E’ interessante pensare come due film che escono quasi in contemporanea, il Lincoln di Spielberg e questo Django di Tarantino, si occupino entrambi di schiavitù, facendolo in due modi antitetici e non necessariamente complementari.
Se nel film di Spielberg questa abbietta attitudine terribilmente umana viene trattata in modo estremamente astratto, scolastico, quasi algido, relegando l’argomento alle aule e ai dibattiti forbiti in punta di fioretto, l’opera di Tarantino al contrario, sceglie la strada della concretezza e della passione, annegando la sua pellicola nell’odio e nell’ipnotico colore rosso del sangue, che va a lordare la pelle bianca e la pelle nera in modo indiscriminato e forzatamente democratico.
Firmando il meno tarantiniano dei suoi film, il regista di Inglorious Basterds, infarcisce il suo Django dei soliti siparietti esilaranti e di quei dialoghi al fulmicotone che ormai sono il suo marchio di fabbrica, quasi dominandosi però, costringendosi a tenere a freno quella parte di se che ce lo ha fatto amare a prima vista ed arrivando a perseguire con metodo, disciplina ed inusitato fascino, la poco battuta strada della misura.
Mostrando un grande rispetto per il tema forte ed importante che tratta, Django Unchained ha un rigore che poche volte abbiamo visto a questi livelli nelle pellicole di Tarantino. Piegandosi alle leggi del genere e sforzandosi di non rivoluzionarlo a tutti i costi, Django possiede una forma e un incedere quasi classiche. Capace di momenti estremamente meditativi ed altri semplicemente splendidi, Django Unchained procede lento ed inesorabile, fino all’esplosione di violenza finale, giusto corollario di sangue e carne ad una liberatoria resa dei conti che appare più filologica e necessaria che altrove.
La schiavitù qui non è una cornice, ma una dominante, un onnipresente protagonista, che ha le sue scene madri e che nel bene e soprattutto nel male è motore narrativo e scintilla, capace di mutare prospettive e destini.

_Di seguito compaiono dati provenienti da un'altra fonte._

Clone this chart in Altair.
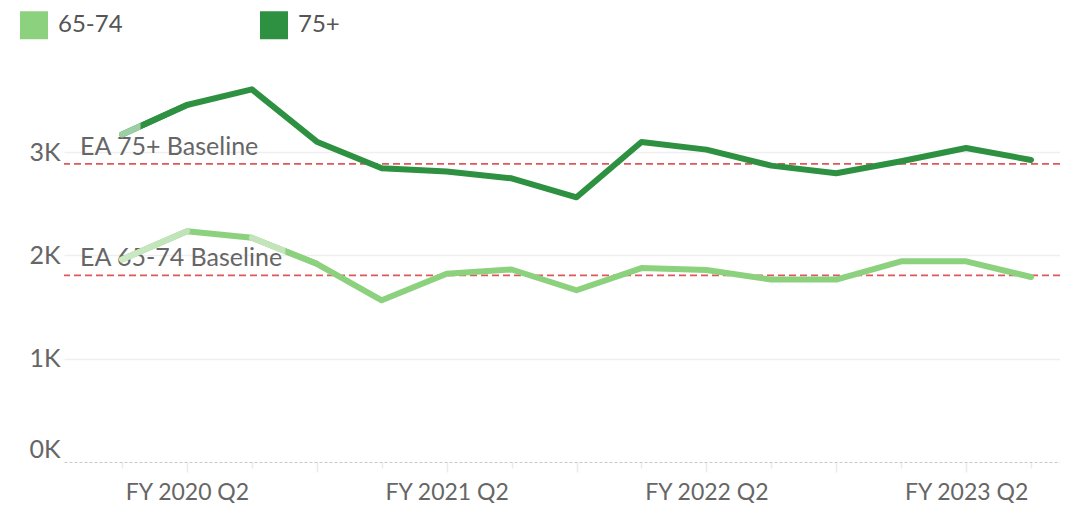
import altair as alt
import pandas as pd

quarters = ["FY 2020 Q1", "FY 2020 Q2", "FY 2020 Q3", "FY 2020 Q4",
            "FY 2021 Q1", "FY 2021 Q2", "FY 2021 Q3", "FY 2021 Q4",
            "FY 2022 Q1", "FY 2022 Q2", "FY 2022 Q3", "FY 2022 Q4",
            "FY 2023 Q1", "FY 2023 Q2", "FY 2023 Q3"]
age_65_74 = [1960, 2234, 2170, 1918, 1565, 1822, 1863, 1662, 1877, 1858, 1765, 1765, 1942, 1942, 1790]
age_75_plus = [3170, 3455, 3606, 3100, 2843, 2812, 2745, 2562, 3097, 3023, 2868, 2794, 2910, 3039, 2923]
series_names = ["65-74", "75+"]
series_colors = ["#8cd17d", "#2e9142"]
baseline_labels = ["EA 65-74 Baseline", "EA 75+ Baseline"]
baseline_values = [1807, 2885]

rows = []
for q, a, b in zip(quarters, age_65_74, age_75_plus):
    rows.append({"quarter": q, "group": "65-74", "value": a})
    rows.append({"quarter": q, "group": "75+", "value": b})
df = pd.DataFrame(rows)
base_df = pd.DataFrame({"label": baseline_labels, "value": baseline_values})

FONT = "Lato"
LW = 6
x_scale = alt.Scale(type="point", padding=0.67, align=0.667)
x_enc = alt.X("quarter:O", sort=quarters, scale=x_scale,
              axis=alt.Axis(title=None, labelAngle=0, labelFontSize=23, labelColor="#666666",
                            labelFont=FONT, labelPadding=9,
                            labelExpr="indexof(datum.value, 'Q2') >= 0 ? datum.value : ''",
                            ticks=True, tickColor="#ebebeb", tickWidth=1.5,
                            tickSize=alt.condition("indexof(datum.value, 'Q2') >= 0 || indexof(datum.value, 'Q4') >= 0",
                                                   alt.value(10), alt.value(6)),
                            domain=True, domainColor="#c8c8c8", domainDash=[3, 2], domainWidth=1,
                            grid=False))
y_scale = alt.Scale(domain=[0, 3900], nice=False)
y_enc = alt.Y("value:Q", scale=y_scale,
              axis=alt.Axis(title=None, values=[0, 1000, 2000, 3000], domain=False, ticks=False,
                            labelExpr="datum.value / 1000 + 'K'", labelFontSize=25,
                            labelColor="#666666", labelFont=FONT, labelPadding=4,
                            labelBaseline=alt.condition("datum.value === 0", alt.value("bottom"), alt.value("middle")),
                            grid=True, gridColor="#efefef", gridWidth=1.5,
                            gridOpacity=alt.condition("datum.value === 0", alt.value(0), alt.value(1))))

lines = alt.Chart(df).mark_line(strokeWidth=LW, strokeCap="round", strokeJoin="round").encode(
    x=x_enc, y=y_enc,
    color=alt.Color("group:N", scale=alt.Scale(domain=series_names, range=series_colors),
                    legend=alt.Legend(title=None, orient="none", legendX=-44, legendY=-48,
                                      direction="horizontal", columns=2, symbolType="square",
                                      symbolSize=1, symbolStrokeWidth=27, labelFontSize=24,
                                      labelFont=FONT, labelColor="#555555", labelOffset=10,
                                      columnPadding=96, symbolOpacity=1)),
)

# faded (highlight-transition) segments
def seg(group, i0, i1, stops):
    vals = age_65_74 if group == "65-74" else age_75_plus
    d = pd.DataFrame({"quarter": quarters[i0:i1 + 1], "value": vals[i0:i1 + 1]})
    grad = alt.LinearGradient(gradient="linear", x1=0, x2=1, y1=0, y2=0,
                              stops=[alt.GradientStop(offset=o, color=c) for o, c in stops])
    return alt.Chart(d).mark_line(strokeWidth=LW, strokeCap="round", color=grad).encode(
        x=alt.X("quarter:O", sort=quarters), y=alt.Y("value:Q"))

fade1 = seg("75+", 0, 1, [(0, "#9ccfa4"), (0.27, "#9ccfa4"), (0.3, "#2e9142"), (1, "#2e9142")])
fade2 = seg("65-74", 0, 1, [(0, "#cde9c6"), (0.5, "#c4e5bc"), (1, "#bfe3b7")])
fade3 = seg("65-74", 2, 3, [(0, "#c4e5bc"), (0.5, "#c4e5bc"), (0.53, "#8cd17d"), (1, "#8cd17d")])

rules = alt.Chart(base_df).mark_rule(color="#e05759", strokeDash=[7, 4], strokeWidth=1.8).encode(
    y=alt.Y("value:Q", scale=y_scale))
texts = alt.Chart(base_df).mark_text(align="left", baseline="alphabetic", dy=-9,
                                     fontSize=25, font=FONT, color="#666666").encode(
    x=alt.value(16), y=alt.Y("value:Q", scale=y_scale), text="label:N")

chart = alt.layer(rules, texts, lines, fade1, fade2, fade3).properties(
    width=996, height=403,
    autosize=alt.AutoSizeParams(type="none"),
    padding={"left": 56, "top": 51, "right": 0, "bottom": 41}
).configure(font=FONT).configure_view(strokeWidth=0, stroke="transparent")

chart.save("out.html", embed_options={"renderer": "svg", "actions": False})
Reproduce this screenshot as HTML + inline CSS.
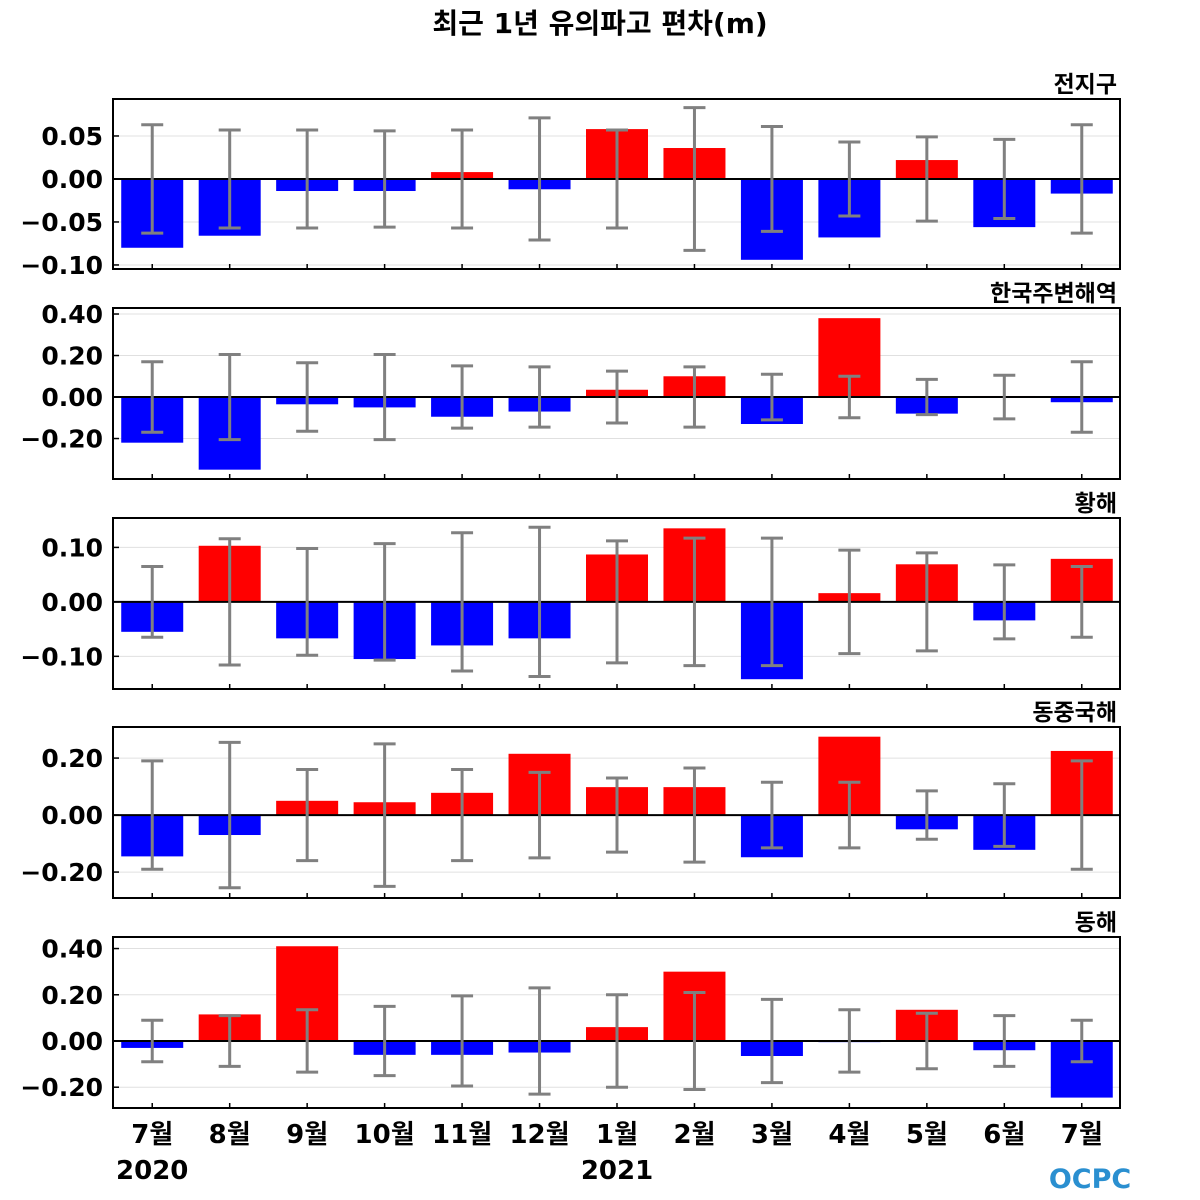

Non è un caso che alcune delle sequenze più dure del film siano proprio attinenti con questa pratica disumana e disgustosa, qui resa nella sua futile e diffusa accezione di semplice proprietà. Tarantino non risparmia nulla e mitigando l’umorismo, spinge saggiamente l’accelleratore sul realismo, strappandoci più di una volta un moto di disgusto e di umananissima pietà.
Cinema di genere che vola alto quindi, grande cinema che si confronta con il passato, con la storia e con il western, l’unico, vero e legittimo figlio di una cinematografia, quella americana, che da sempre con lui deve fare i conti. Su quel terreno, il regista Tarantino, pagato il suo debito, riappropriatosi del classico e di un’importante parte della sua identità, si libera delle bizzarre catene giocattolo che lo tenevano prigioniero e fa finalmente il suo ingresso trionfale nel mondo degli uomini liberi.